Breaking the mobility–stability dichotomy in organic semiconductors through adaptive surface doping
Zhaofeng Wang, Xianshuo Wu, Siyuan Zhang, Shuyuan Yang, Pichao Gao, P. Huang, Yanling Xiao, Xianfeng Shen, Ximeng Yao, Dong Zeng, Jiansheng Jie, Yecheng Zhou, Fangxu Yang, Rongjin Li, Wenping Hu
Abstract
Organic semiconductors (OSCs) are pivotal for next-generation flexible electronics but are limited by an intrinsic trade-off between mobility and stability. We introduce adaptive surface doping (ASD), an innovative strategy to overcome this dichotomy in OSCs. ASD's adaptive mechanism accommodates a broad range of dopant concentrations, optimally passivating trap states as needed. This approach significantly lowers the trap energy level from 84 meV to 14 meV above the valence band edge, promoting a transition from hopping to band-like transport mechanisms.

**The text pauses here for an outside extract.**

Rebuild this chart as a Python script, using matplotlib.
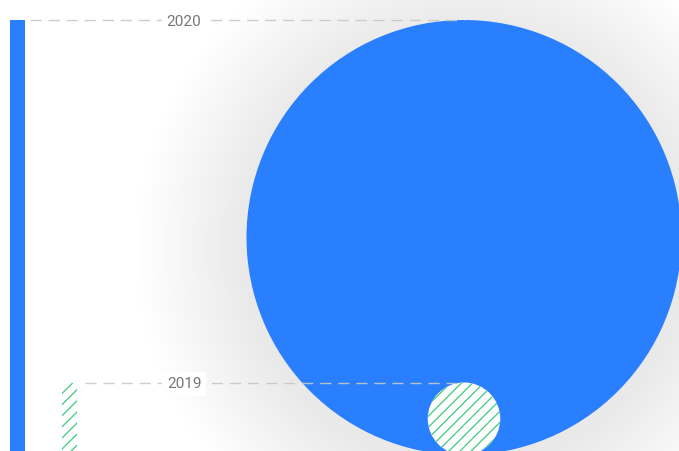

ASD boosts carrier mobility by over 60%, reaching up to 30.7 cm 2 V −1 s −1 , while extending the extrapolated operational lifetime of treated devices beyond 57.5 y. This breakthrough sets a standard in organic electronics, positioning ASD as a powerful method for simultaneously enhancing performance and stability in OSC devices.